● Task prompt:
Leaving out the pictures, transcribe all of the records faithfully.

Rows from a dataset of charts and code:
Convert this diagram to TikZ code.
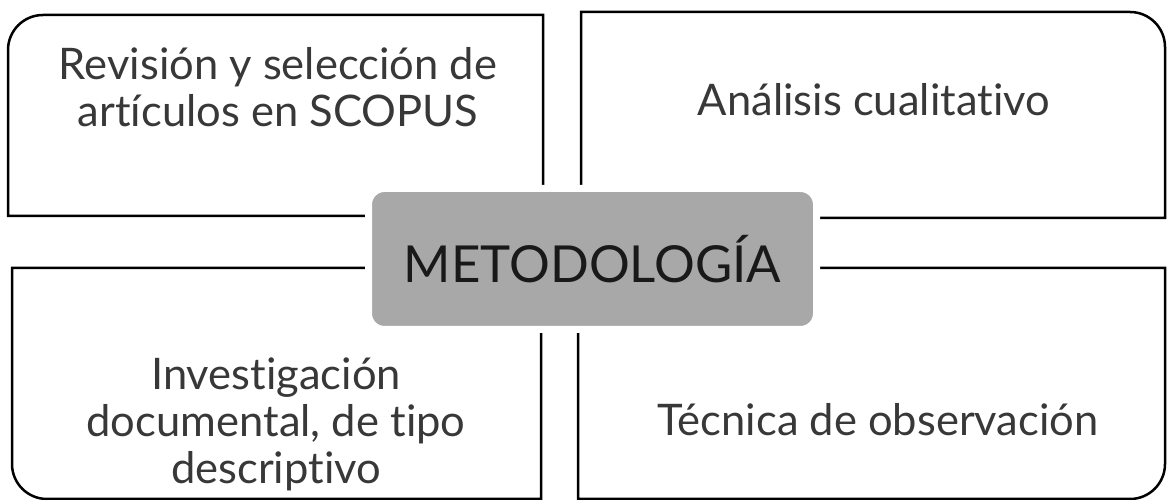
\documentclass[tikz,border=0pt]{standalone}
\usepackage{fontspec}
\setmainfont{Lato}[Ligatures=NoCommon]
\tikzset{
    every node/.style={
        font=\fontsize{43.5}{47}\selectfont,
        text=black!78
    },
    quad/.style={
        draw=black,
        line width=2.5pt
    },
    quadtext/.style={
        align=center
    },
    hub/.style={
        rectangle,
        rounded corners=16pt,
        fill=black!34,
        draw=white,
        line width=7pt,
        minimum width=448pt,
        minimum height=141pt,
        text=black!90,
        font=\fontsize{51}{56}\selectfont
    }
}

\begin{document}
\begin{tikzpicture}[x=1pt, y=1pt]
    \useasboundingbox (0,0) rectangle (1168,500);

    % four quadrants, each with one rounded outer corner
    \draw [quad] (8,284) -- (8,450) arc[start angle=180, end angle=90, radius=35pt] -- (543,485) -- (543,284) -- cycle;
    \draw [quad] (581,282) -- (581,488) -- (1130,488) arc[start angle=90, end angle=0, radius=35pt] -- (1165,282) -- cycle;
    \draw [quad] (541,232) -- (12,232) -- (12,36) arc[start angle=180, end angle=270, radius=35pt] -- (541,1) -- cycle;
    \draw [quad] (578,232) -- (1165,232) -- (1165,36) arc[start angle=0, end angle=-90, radius=35pt] -- (578,1) -- cycle;

    \node (rev) at (278, 413) [quadtext] {Revisión y selección de\\artículos en SCOPUS};
    \node (ana) at (874, 400) [quadtext] {Análisis cualitativo};
    \node (inv) at (276, 76) [quadtext] {Investigación\\documental, de tipo\\descriptivo};
    \node (tec) at (878, 80) [quadtext] {Técnica de observación};

    \node (met) at (592.5, 241) [hub] {METODOLOGÍA};
\end{tikzpicture}
\end{document}
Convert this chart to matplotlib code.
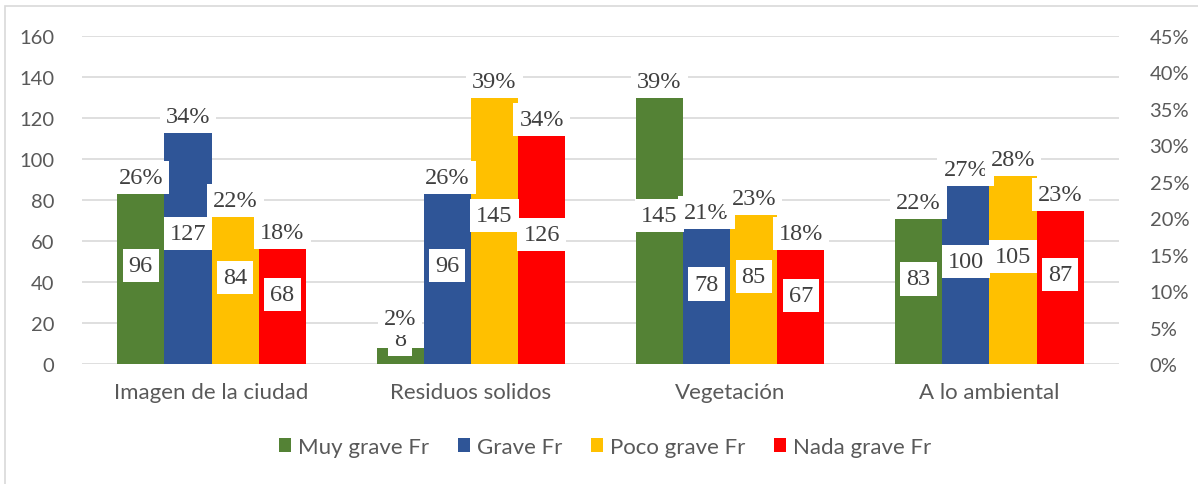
import matplotlib
matplotlib.use("Agg")
import matplotlib.pyplot as plt
import numpy as np
from matplotlib.patches import Patch, Rectangle

categories = ["Imagen de la ciudad", "Residuos solidos", "Vegetación", "A lo ambiental"]
series_names = ["Muy grave Fr", "Grave Fr", "Poco grave Fr", "Nada grave Fr"]

# frequencies (left axis)
muy_grave = [96, 8, 145, 83]
grave = [127, 96, 78, 100]
poco_grave = [84, 145, 85, 105]
nada_grave = [68, 126, 67, 87]

# percentages (right axis), as shown in the labels
muy_grave_pct = [25.6, 2.1, 38.7, 22.1]
grave_pct = [33.9, 25.6, 20.8, 26.7]
poco_grave_pct = [22.4, 38.7, 22.7, 28.0]
nada_grave_pct = [18.1, 33.6, 17.9, 23.2]

freqs = [muy_grave, grave, poco_grave, nada_grave]
pcts = [muy_grave_pct, grave_pct, poco_grave_pct, nada_grave_pct]
colors = ["#548235", "#2F5597", "#FFC000", "#FF0000"]

GRAY = "#595959"
LABEL_COLOR = "#404040"
TICK_FONT = ["Lato", "DejaVu Sans"]
LABEL_FONT = ["Liberation Serif", "DejaVu Serif"]

fig = plt.figure(figsize=(11.98, 4.85), dpi=100)
ax = fig.add_axes([82 / 1198, 1 - 365 / 485, (1119 - 82) / 1198, (365 - 37) / 485])
ax2 = ax.twinx()

x = np.arange(len(categories))
width = 0.182

for i, (f, p, c) in enumerate(zip(freqs, pcts, colors)):
    xs = x + (i - 1.5) * width
    ax.bar(xs, f, width=width, color=c, linewidth=0, zorder=2)
    ax2.bar(xs, p, width=width, color=c, linewidth=0, zorder=2)

box = dict(boxstyle="square,pad=0.25", facecolor="white", edgecolor="none")

# frequency labels (centered in the bar), drawn on ax2 so they sit above the % bars
for i, f in enumerate(freqs):
    for j, v in enumerate(f):
        ax2.text(x[j] + (i - 1.5) * width, max(v / 2, 12), str(v),
                 transform=ax.transData, ha="center", va="center",
                 fontsize=17.5, family=LABEL_FONT, color=LABEL_COLOR,
                 bbox=box, zorder=5)

# percentage labels around the top of the % bars
for i, p in enumerate(pcts):
    for j, v in enumerate(p):
        ax2.text(x[j] + (i - 1.5) * width, max(v, 6.2), f"{round(v):.0f}%",
                 ha="center", va="center",
                 fontsize=17.5, family=LABEL_FONT, color=LABEL_COLOR,
                 bbox=box, zorder=6)

ax.set_xlim(-0.5, len(categories) - 0.5)
ax.set_ylim(0, 160)
ax2.set_ylim(0, 45)
ax.set_yticks(np.arange(0, 161, 20))
ax2.set_yticks(np.arange(0, 46, 5))
ax2.set_yticklabels([f"{t}%" for t in range(0, 46, 5)])
ax.set_xticks(x)
ax.set_xticklabels(categories)

ax.grid(axis="y", color="#D9D9D9", linewidth=1.2, zorder=0)
ax.set_axisbelow(True)
for a in (ax, ax2):
    for s in a.spines.values():
        s.set_visible(False)
    a.tick_params(length=0, colors=GRAY, labelsize=14.5)
    for lbl in a.get_xticklabels() + a.get_yticklabels():
        lbl.set_family(TICK_FONT)
ax.tick_params(axis="y", pad=20)
ax2.tick_params(axis="y", pad=22)
ax.tick_params(axis="x", pad=13, labelsize=16)

handles = [Patch(facecolor=c, edgecolor="none", label=n) for c, n in zip(colors, series_names)]
leg = fig.legend(handles=handles, loc="center", bbox_to_anchor=(605 / 1198, 1 - 448 / 485),
                 ncol=4, frameon=False, handlelength=0.55, handleheight=0.55,
                 handletextpad=0.3, columnspacing=1.3,
                 prop={"family": TICK_FONT, "size": 16})
for t in leg.get_texts():
    t.set_color(GRAY)

# outer chart frame
fig.patches.append(Rectangle((5 / 1198, -0.05), 1.2, 1 - 7 / 485 + 0.05,
                             transform=fig.transFigure, fill=False,
                             edgecolor="#D9D9D9", linewidth=1.2))

fig.savefig("out.png", dpi=100)
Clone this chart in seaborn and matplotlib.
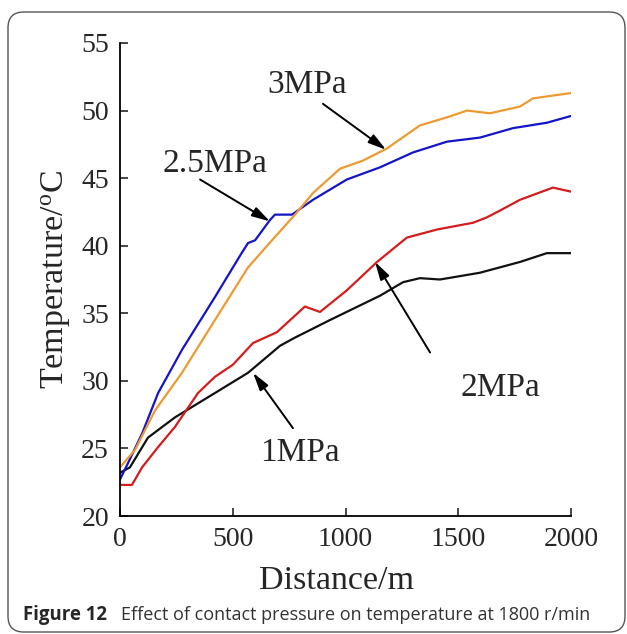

● Task result:
Convert this diagram to TikZ code.
\documentclass[tikz,border=0pt]{standalone}
\usepackage{fontspec}
\setmainfont{Lato}[Ligatures=NoCommon]
\tikzset{
    every node/.style={
        font=\fontsize{43.5}{47}\selectfont,
        text=black!78
    },
    quad/.style={
        draw=black,
        line width=2.5pt
    },
    quadtext/.style={
        align=center
    },
    hub/.style={
        rectangle,
        rounded corners=16pt,
        fill=black!34,
        draw=white,
        line width=7pt,
        minimum width=448pt,
        minimum height=141pt,
        text=black!90,
        font=\fontsize{51}{56}\selectfont
    }
}

\begin{document}
\begin{tikzpicture}[x=1pt, y=1pt]
    \useasboundingbox (0,0) rectangle (1168,500);

    % four quadrants, each with one rounded outer corner
    \draw [quad] (8,284) -- (8,450) arc[start angle=180, end angle=90, radius=35pt] -- (543,485) -- (543,284) -- cycle;
    \draw [quad] (581,282) -- (581,488) -- (1130,488) arc[start angle=90, end angle=0, radius=35pt] -- (1165,282) -- cycle;
    \draw [quad] (541,232) -- (12,232) -- (12,36) arc[start angle=180, end angle=270, radius=35pt] -- (541,1) -- cycle;
    \draw [quad] (578,232) -- (1165,232) -- (1165,36) arc[start angle=0, end angle=-90, radius=35pt] -- (578,1) -- cycle;

    \node (rev) at (278, 413) [quadtext] {Revisión y selección de\\artículos en SCOPUS};
    \node (ana) at (874, 400) [quadtext] {Análisis cualitativo};
    \node (inv) at (276, 76) [quadtext] {Investigación\\documental, de tipo\\descriptivo};
    \node (tec) at (878, 80) [quadtext] {Técnica de observación};

    \node (met) at (592.5, 241) [hub] {METODOLOGÍA};
\end{tikzpicture}
\end{document}
Convert this chart to matplotlib code.
import matplotlib
matplotlib.use("Agg")
import matplotlib.pyplot as plt
import numpy as np
from matplotlib.patches import Patch, Rectangle

categories = ["Imagen de la ciudad", "Residuos solidos", "Vegetación", "A lo ambiental"]
series_names = ["Muy grave Fr", "Grave Fr", "Poco grave Fr", "Nada grave Fr"]

# frequencies (left axis)
muy_grave = [96, 8, 145, 83]
grave = [127, 96, 78, 100]
poco_grave = [84, 145, 85, 105]
nada_grave = [68, 126, 67, 87]

# percentages (right axis), as shown in the labels
muy_grave_pct = [25.6, 2.1, 38.7, 22.1]
grave_pct = [33.9, 25.6, 20.8, 26.7]
poco_grave_pct = [22.4, 38.7, 22.7, 28.0]
nada_grave_pct = [18.1, 33.6, 17.9, 23.2]

freqs = [muy_grave, grave, poco_grave, nada_grave]
pcts = [muy_grave_pct, grave_pct, poco_grave_pct, nada_grave_pct]
colors = ["#548235", "#2F5597", "#FFC000", "#FF0000"]

GRAY = "#595959"
LABEL_COLOR = "#404040"
TICK_FONT = ["Lato", "DejaVu Sans"]
LABEL_FONT = ["Liberation Serif", "DejaVu Serif"]

fig = plt.figure(figsize=(11.98, 4.85), dpi=100)
ax = fig.add_axes([82 / 1198, 1 - 365 / 485, (1119 - 82) / 1198, (365 - 37) / 485])
ax2 = ax.twinx()

x = np.arange(len(categories))
width = 0.182

for i, (f, p, c) in enumerate(zip(freqs, pcts, colors)):
    xs = x + (i - 1.5) * width
    ax.bar(xs, f, width=width, color=c, linewidth=0, zorder=2)
    ax2.bar(xs, p, width=width, color=c, linewidth=0, zorder=2)

box = dict(boxstyle="square,pad=0.25", facecolor="white", edgecolor="none")

# frequency labels (centered in the bar), drawn on ax2 so they sit above the % bars
for i, f in enumerate(freqs):
    for j, v in enumerate(f):
        ax2.text(x[j] + (i - 1.5) * width, max(v / 2, 12), str(v),
                 transform=ax.transData, ha="center", va="center",
                 fontsize=17.5, family=LABEL_FONT, color=LABEL_COLOR,
                 bbox=box, zorder=5)

# percentage labels around the top of the % bars
for i, p in enumerate(pcts):
    for j, v in enumerate(p):
        ax2.text(x[j] + (i - 1.5) * width, max(v, 6.2), f"{round(v):.0f}%",
                 ha="center", va="center",
                 fontsize=17.5, family=LABEL_FONT, color=LABEL_COLOR,
                 bbox=box, zorder=6)

ax.set_xlim(-0.5, len(categories) - 0.5)
ax.set_ylim(0, 160)
ax2.set_ylim(0, 45)
ax.set_yticks(np.arange(0, 161, 20))
ax2.set_yticks(np.arange(0, 46, 5))
ax2.set_yticklabels([f"{t}%" for t in range(0, 46, 5)])
ax.set_xticks(x)
ax.set_xticklabels(categories)

ax.grid(axis="y", color="#D9D9D9", linewidth=1.2, zorder=0)
ax.set_axisbelow(True)
for a in (ax, ax2):
    for s in a.spines.values():
        s.set_visible(False)
    a.tick_params(length=0, colors=GRAY, labelsize=14.5)
    for lbl in a.get_xticklabels() + a.get_yticklabels():
        lbl.set_family(TICK_FONT)
ax.tick_params(axis="y", pad=20)
ax2.tick_params(axis="y", pad=22)
ax.tick_params(axis="x", pad=13, labelsize=16)

handles = [Patch(facecolor=c, edgecolor="none", label=n) for c, n in zip(colors, series_names)]
leg = fig.legend(handles=handles, loc="center", bbox_to_anchor=(605 / 1198, 1 - 448 / 485),
                 ncol=4, frameon=False, handlelength=0.55, handleheight=0.55,
                 handletextpad=0.3, columnspacing=1.3,
                 prop={"family": TICK_FONT, "size": 16})
for t in leg.get_texts():
    t.set_color(GRAY)

# outer chart frame
fig.patches.append(Rectangle((5 / 1198, -0.05), 1.2, 1 - 7 / 485 + 0.05,
                             transform=fig.transFigure, fill=False,
                             edgecolor="#D9D9D9", linewidth=1.2))

fig.savefig("out.png", dpi=100)
Clone this chart in seaborn and matplotlib.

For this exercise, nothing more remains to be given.